Let \(\mathbb{P}_n\) be the uniform measure on \((n, n+1]\). Given a set \(A \subset \mathbb{R}\), we decompose it into countably
many pieces, each piece contained in some interval \((n, n+1]\), and define its “length” \(\mu(A)\) using countable additivity as follows:
\[
\mu(A) = \sum_{n = -\infty}^{\infty} \mathbb{P}_n \left(A \cap (n, n+1] \right).
\]
Since \(A \cap (n, n+1]\) is a measurable subset of \((n, n+1]\), \(\mathbb{P}_n (A \cap (n, n+1]) \geq 0\).

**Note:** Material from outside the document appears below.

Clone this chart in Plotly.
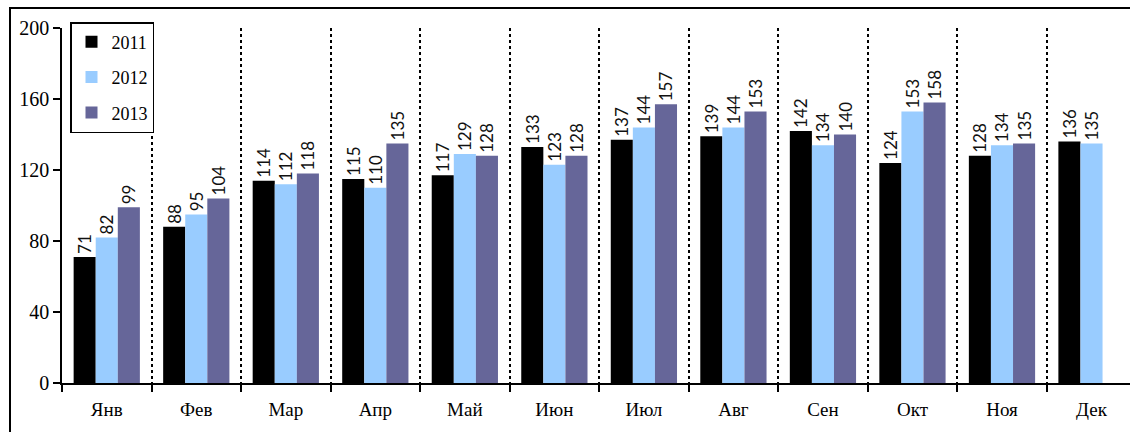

Thus, nonnegativity is hold:
\[
\mu(A) \in [0, \infty].
\]
Also, \(\emptyset \cap (n, n+1] = \emptyset\) and \(\mathbb{P}_n ( \emptyset) = 0\), thus
\[\mu(\emptyset) = 0.
\]
Now, we need to check countable additivity. Let \(\{A_i\}_{i=1}^{\infty}\) be a countable collection of
pairwise disjoint sets in \(\mathcal{B}\). For each fixed \(n\), the set \(\left\{A_i \cap (n, n+1] \right\}_{i=1}^{\infty}\) are
also pairwise disjoint. Since \(\mathbb{P}_n\) is the uniform measure on \((n, n+1]\), it satisfies countable additivity. That is,
\[
\begin{align*}
&\mathbb{P}_n \left(\bigcup_{i=1}^{\infty} (A_i \cap (n, n+1] )\right) = \sum_{i=1}^{\infty} \mathbb{P}_n \left(A_i \cap (n, n+1] \right) \\\\
&\Longrightarrow \mathbb{P}_n \left( \left( \bigcup_{i=1}^{\infty} A_i \right) \cap (n, n+1] \right) = \sum_{i=1}^{\infty} \mathbb{P}_n \left(A_i \cap (n, n+1]\right) \\\\
\end{align*}
\]
Then we have:
\[
\begin{align*}
\mu\left( \bigcup_{i=1}^{\infty} A_i \right) &= \sum_{n=-\infty}^{\infty} \mathbb{P}_n \left(\left( \bigcup_{i=1}^{\infty} A_i \right) \cap (n, n+1] \right) \\\\
&= \sum_{n= -\infty}^{\infty} \sum_{i = 1}^{\infty} \mathbb{P}_n (A_i \cap (n, n+1] ) \\\\
&= \sum_{i = 1}^{\infty} \sum_{n= -\infty}^{\infty} \mathbb{P}_n (A_i \cap (n, n+1] ) \\\\
&= \sum_{i = 1}^{\infty} \mu(A_i).
\end{align*}
\]
(We can exchange the order of summation because the terms in the sums are nonnegative.)
Therefore, \(\mu\) is a measure on \((\mathbb{R}, \mathcal{B})\), which is the Lebesgue measure.
Note: Since \(\mu(\mathbb{R}) = \infty\), this is NOT a probability measure.